Office of Health Care Affordability staff on Wednesday presented new estimates of behavioral‑health spending paid entirely out of pocket in California and urged caution in interpreting the results.
Mathematica researchers used the Medical Expenditure Panel Survey (MEPS) household component for 2019–2022 to identify behavioral‑health events and to classify expenses as “out of plan” when they were paid entirely by the respondent or occurred after an individual deductible was met. Their pooled estimate across the four years put out‑of‑plan behavioral‑health spending at roughly 10% of total behavioral‑health expenditures.
The office and its analysts repeatedly stressed limits to the data. “The unweighted sample of respondents reporting out‑of‑plan behavioral‑health expenses was 41 to 45 per year,” Andrew Fair of OCA said during the presentation, and he noted AHRQ guidance that advises against publishing estimates based on fewer than 60 unweighted respondents. For example, the 2019 point estimate for out‑of‑plan spending was $918 million, but Fair said the confidence interval could be as low as $260 million or as high as $1.6 billion.
Board members pressed staff on how the MEPS results compare with the OCA Health Care Payments Data program (HPD) and other administrative sources. “Given that the MEPS estimates for in‑plan behavioral‑health spending conflict with administrative data, this certainly gives us pause in trying to use MEPS to estimate out‑of‑plan trends,” Fair said. HPD administrative totals showed in‑plan behavioral‑health spending rising steadily from about $9.1 billion in 2019 to about $11.6 billion in 2022, while MEPS suggested a larger fluctuation.

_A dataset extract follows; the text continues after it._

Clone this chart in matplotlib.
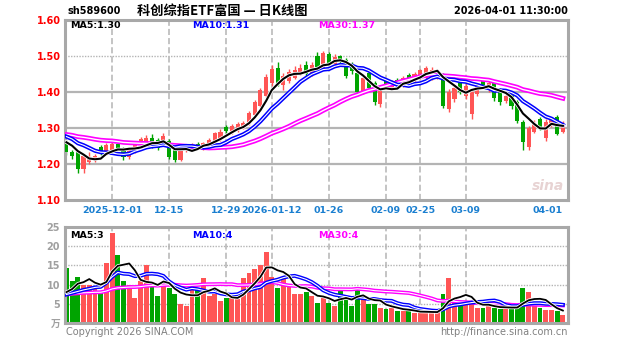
import matplotlib
matplotlib.use('Agg')
import matplotlib.pyplot as plt
import matplotlib.patheffects as pe
import numpy as np

code = "sh589600"
title = "科创综指ETF富国 — 日K线图"
timestamp = "2026-04-01 11:30:00"

opens = [1.262, 1.232, 1.236, 1.186, 1.205, 1.212, 1.248, 1.230, 1.240, 1.255,
         1.245, 1.220, 1.235, 1.252, 1.258, 1.272, 1.268, 1.255, 1.265, 1.248,
         1.212, 1.238, 1.245, 1.255, 1.246, 1.255, 1.262, 1.270, 1.302, 1.290,
         1.296, 1.305, 1.312, 1.335, 1.362, 1.390, 1.425, 1.468, 1.420, 1.430,
         1.440, 1.455, 1.475, 1.450, 1.500, 1.468, 1.505, 1.478, 1.500, 1.490,
         1.478, 1.452, 1.400, 1.452, 1.425, 1.368, 1.430, 1.412, 1.432, 1.420,
         1.448, 1.432, 1.440, 1.440, 1.438, 1.440, 1.448, 1.352, 1.380, 1.425,
         1.388, 1.340, 1.395, 1.430, 1.405, 1.425, 1.405, 1.375, 1.398, 1.372,
         1.318, 1.248, 1.290, 1.325, 1.272, 1.310, 1.330, 1.290]
highs = [1.268, 1.240, 1.240, 1.228, 1.232, 1.228, 1.252, 1.258, 1.262, 1.258,
         1.248, 1.248, 1.262, 1.275, 1.280, 1.282, 1.272, 1.285, 1.270, 1.252,
         1.255, 1.255, 1.258, 1.262, 1.262, 1.272, 1.290, 1.298, 1.308, 1.312,
         1.318, 1.320, 1.348, 1.378, 1.412, 1.450, 1.475, 1.482, 1.452, 1.465,
         1.472, 1.478, 1.485, 1.482, 1.510, 1.515, 1.512, 1.505, 1.502, 1.495,
         1.482, 1.458, 1.448, 1.458, 1.430, 1.418, 1.435, 1.432, 1.438, 1.445,
         1.452, 1.455, 1.465, 1.472, 1.470, 1.465, 1.452, 1.408, 1.418, 1.430,
         1.425, 1.412, 1.425, 1.435, 1.430, 1.430, 1.410, 1.395, 1.400, 1.378,
         1.322, 1.305, 1.322, 1.330, 1.325, 1.330, 1.335, 1.320]
lows = [1.225, 1.215, 1.176, 1.175, 1.200, 1.205, 1.225, 1.225, 1.236, 1.238,
        1.212, 1.215, 1.230, 1.248, 1.255, 1.245, 1.238, 1.250, 1.215, 1.205,
        1.208, 1.232, 1.240, 1.242, 1.240, 1.250, 1.258, 1.265, 1.285, 1.282,
        1.290, 1.298, 1.308, 1.330, 1.358, 1.385, 1.418, 1.418, 1.405, 1.425,
        1.435, 1.448, 1.442, 1.445, 1.462, 1.462, 1.475, 1.470, 1.478, 1.440,
        1.450, 1.395, 1.395, 1.408, 1.365, 1.358, 1.410, 1.408, 1.415, 1.415,
        1.428, 1.428, 1.435, 1.435, 1.432, 1.435, 1.355, 1.345, 1.372, 1.395,
        1.380, 1.325, 1.390, 1.412, 1.400, 1.375, 1.365, 1.370, 1.352, 1.315,
        1.240, 1.238, 1.285, 1.295, 1.265, 1.302, 1.280, 1.285]
closes = [1.232, 1.222, 1.185, 1.222, 1.215, 1.222, 1.230, 1.252, 1.256, 1.242,
          1.220, 1.242, 1.255, 1.270, 1.272, 1.250, 1.245, 1.278, 1.220, 1.212,
          1.250, 1.248, 1.252, 1.246, 1.258, 1.268, 1.285, 1.290, 1.292, 1.305,
          1.312, 1.315, 1.343, 1.372, 1.405, 1.442, 1.465, 1.425, 1.445, 1.455,
          1.462, 1.468, 1.450, 1.475, 1.470, 1.508, 1.480, 1.498, 1.485, 1.445,
          1.458, 1.400, 1.440, 1.412, 1.372, 1.412, 1.415, 1.428, 1.420, 1.440,
          1.432, 1.450, 1.460, 1.468, 1.462, 1.455, 1.362, 1.400, 1.410, 1.400,
          1.418, 1.400, 1.420, 1.418, 1.425, 1.382, 1.372, 1.390, 1.360, 1.320,
          1.260, 1.300, 1.315, 1.300, 1.318, 1.325, 1.282, 1.305]
volumes = [14.2, 11, 12, 10, 10, 9.5, 8.4, 15.5, 23.4, 17.6,
           11, 10, 6.6, 11, 15, 10, 7, 11, 9, 7.6,
           5, 4.5, 10, 9, 11.6, 7, 7.5, 5.8, 6.6, 6.5,
           6.3, 11.8, 13, 14, 15, 18.4, 12, 9.2, 11.8, 10,
           7.6, 7.6, 8, 7, 5.3, 6.6, 5.3, 4.5, 9.2, 7,
           4.5, 9, 6.3, 5, 5, 4, 3.7, 4, 3.2, 3.2,
           3.2, 2.6, 2.6, 3, 3, 3, 7.6, 11.6, 6.6, 5,
           5.8, 5, 4, 4, 5, 4, 3.7, 3.7, 3.7, 5,
           9.2, 8, 5.3, 4, 3.5, 3.5, 3.0, 2.2]

# closes / volumes of the 29 sessions before the visible window (MA warm-up)
prior_closes = [1.29, 1.30, 1.28, 1.29, 1.31, 1.30, 1.29, 1.28, 1.30, 1.29,
                1.27, 1.28, 1.29, 1.28, 1.27, 1.29, 1.28, 1.27, 1.26, 1.28,
                1.29, 1.30, 1.28, 1.29, 1.30, 1.27, 1.26, 1.27, 1.27]
prior_volumes = [7, 8, 6, 9, 7, 8, 6, 7, 9, 8,
                 7, 6, 8, 9, 7, 8, 7, 6, 8, 9,
                 7, 8, 6, 7, 6, 7, 5, 8, 6]

tick_idx = [8, 18, 28, 36, 46, 56, 62, 70, 87]
tick_labels = ["2025-12-01", "12-15", "12-29", "2026-01-12", "01-26",
               "02-09", "02-25", "03-09", "04-01"]
price_ticks = [1.10, 1.20, 1.30, 1.40, 1.50, 1.60]
price_tick_labels = ["1.10", "1.20", "1.30", "1.40", "1.50", "1.60"]
vol_ticks = [0, 5, 10, 15, 20, 25]
vol_tick_labels = ["万", "5", "10", "15", "20", "25"]
price_ma_labels = ["MA5:1.30", "MA10:1.31", "MA30:1.37"]
vol_ma_labels = ["MA5:3", "MA10:4", "MA30:4"]

RED = '#ff5555'
GREEN = '#00a400'
MA_COLORS = ['#000000', '#0000ff', '#ff00ff']
GRID = '#b4b4b4'
BORDER = '#a8a8a8'

plt.rcParams['font.family'] = ['DejaVu Sans', 'Noto Sans CJK SC']

def moving(prior, vals, n):
    full = np.array(list(prior) + list(vals), dtype=float)
    k = len(prior)
    return np.array([full[k + i - n + 1:k + i + 1].mean() for i in range(len(vals))])

def tube(col, outer, inner):
    return [pe.Stroke(linewidth=outer, foreground=col), pe.Stroke(linewidth=inner, foreground='white')]

o = np.array(opens); h = np.array(highs); l = np.array(lows); c = np.array(closes)
v = np.array(volumes)
x = np.arange(len(c))
up = c >= o
cols = np.where(up, RED, GREEN)

W, H = 627, 342
fig = plt.figure(figsize=(W / 100, H / 100), dpi=100)
fig.patch.set_facecolor('white')

def rect(l_, t_, r_, b_):
    return [l_ / W, 1 - b_ / H, (r_ - l_) / W, (b_ - t_) / H]

axp = fig.add_axes(rect(65, 20, 568, 200))
axv = fig.add_axes(rect(65, 227, 568, 323))

xl = (-0.25, 87.9)
for ax in (axp, axv):
    ax.set_xlim(*xl)
    for s in ax.spines.values():
        s.set_color(BORDER)
        s.set_linewidth(2.2)
    for t in tick_idx[:-1]:
        ax.axvline(t, color=GRID, lw=1.1, ls=(0, (4, 2)), zorder=0)
    ax.tick_params(length=0)

# price panel
axp.set_ylim(1.10, 1.60)
for yv in [1.20, 1.30, 1.40]:
    axp.axhline(yv, color=GRID, lw=1.6, zorder=0)
axp.axhline(1.50, color=GRID, lw=1.0, ls=(0, (1, 1)), zorder=0)
body_b = np.minimum(o, c)
body_h = np.maximum(np.abs(c - o), 0.002)
axp.vlines(x, l, h, colors=cols, lw=1.0, zorder=2)
axp.bar(x, body_h, bottom=body_b, width=0.72, color=cols, zorder=3, linewidth=0)
ma_p = [moving(prior_closes, c, n) for n in (5, 10, 30)]
axp.plot(x, ma_p[2], color='white', lw=1.0, zorder=4, path_effects=tube(MA_COLORS[2], 3.4, 1.0))
axp.plot(x, ma_p[1], color='white', lw=0.8, zorder=5, path_effects=tube(MA_COLORS[1], 3.0, 0.8))
axp.plot(x, ma_p[0], color=MA_COLORS[0], lw=1.5, zorder=6,
         path_effects=[pe.Stroke(linewidth=2.6, foreground='white'), pe.Normal()])
axp.set_yticks(price_ticks)
axp.set_yticklabels(price_tick_labels, color='#ff0000', fontsize=7, fontweight='bold')
axp.tick_params(axis='y', pad=3)
axp.set_xticks(tick_idx)
axp.set_xticklabels(tick_labels, color='#1a7fd0', fontsize=6.8, fontweight='bold')
axp.tick_params(axis='x', pad=4)
lbls = axp.get_xticklabels()
lbls[-1].set_ha('right')

for txt, col, px in zip(price_ma_labels, MA_COLORS, [70, 192, 318]):
    fig.text(px / W, 1 - 26 / H, txt, color=col, fontsize=6.8, fontweight='bold',
             va='center', ha='left')

fig.text(548 / W, 1 - 186 / H, "sina", color='#e2c8c8', fontsize=10,
         fontweight='bold', style='italic', ha='center', va='center', alpha=0.8)

# volume panel
axv.set_ylim(0, 25)
for yv in [5, 10, 15, 20]:
    axv.axhline(yv, color=GRID, lw=1.0, ls=(0, (1, 1)), zorder=0)
axv.bar(x, v, width=0.85, color=cols, linewidth=0, zorder=2)
ma_v = [moving(prior_volumes, v, n) for n in (5, 10, 30)]
axv.plot(x, ma_v[2], color='white', lw=0.8, zorder=4, path_effects=tube(MA_COLORS[2], 2.8, 0.8))
axv.plot(x, ma_v[1], color='white', lw=0.8, zorder=5, path_effects=tube(MA_COLORS[1], 2.8, 0.8))
axv.plot(x, ma_v[0], color=MA_COLORS[0], lw=1.3, zorder=6,
         path_effects=[pe.Stroke(linewidth=2.4, foreground='white'), pe.Normal()])
axv.set_yticks(vol_ticks)
axv.set_yticklabels(vol_tick_labels, color='#a0a0a0', fontsize=7, fontweight='bold')
axv.set_xticks([])
for txt, col, px in zip(vol_ma_labels, MA_COLORS, [70, 192, 318]):
    fig.text(px / W, 1 - 235 / H, txt, color=col, fontsize=6.8, fontweight='bold',
             va='center', ha='left')

# header
fig.text(67 / W, 1 - 11 / H, code, fontsize=7, fontweight='bold', color='black',
         va='center', ha='left')
fig.text(222 / W, 1 - 11 / H, title, fontsize=9.5, fontweight='bold', color='black',
         va='center', ha='center', family=['Noto Sans CJK SC', 'DejaVu Sans'])
fig.text(568 / W, 1 - 11 / H, timestamp, fontsize=7, fontweight='bold', color='black',
         va='center', ha='right')

# footer
fig.text(66 / W, 1 - 332 / H, "Copyright 2026 SINA.COM", fontsize=7, color='#808080',
         va='center', ha='left')
fig.text(568 / W, 1 - 332 / H, "http://finance.sina.com.cn", fontsize=7, color='#808080',
         va='center', ha='right')

fig.savefig('out.png', dpi=100, facecolor='white')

Several board members and public commenters pointed to potential under‑reporting in household surveys and to the exclusion of institutional settings (residential treatment, long‑term care) from MEPS. Director Landsberg and staff said OCA would continue to pursue additional data partnerships, including follow‑up with the California Health Care Foundation and other organizations, and explore adding behavioral‑health files to HPD to better capture outpatient trends.
Public health advocates urged the office to keep the patient impact front and center. “Out‑of‑pocket costs can drive people to delay or forgo care,” Adam Zarin of Blood Cancer United said during public comment, calling for stronger measures to control high prices and consolidation that raise patient costs.
OCA did not announce new policy actions tied to the MEPS estimates; instead, staff described the work as an exploratory step that highlights data gaps and next steps for improved measurement and partnerships.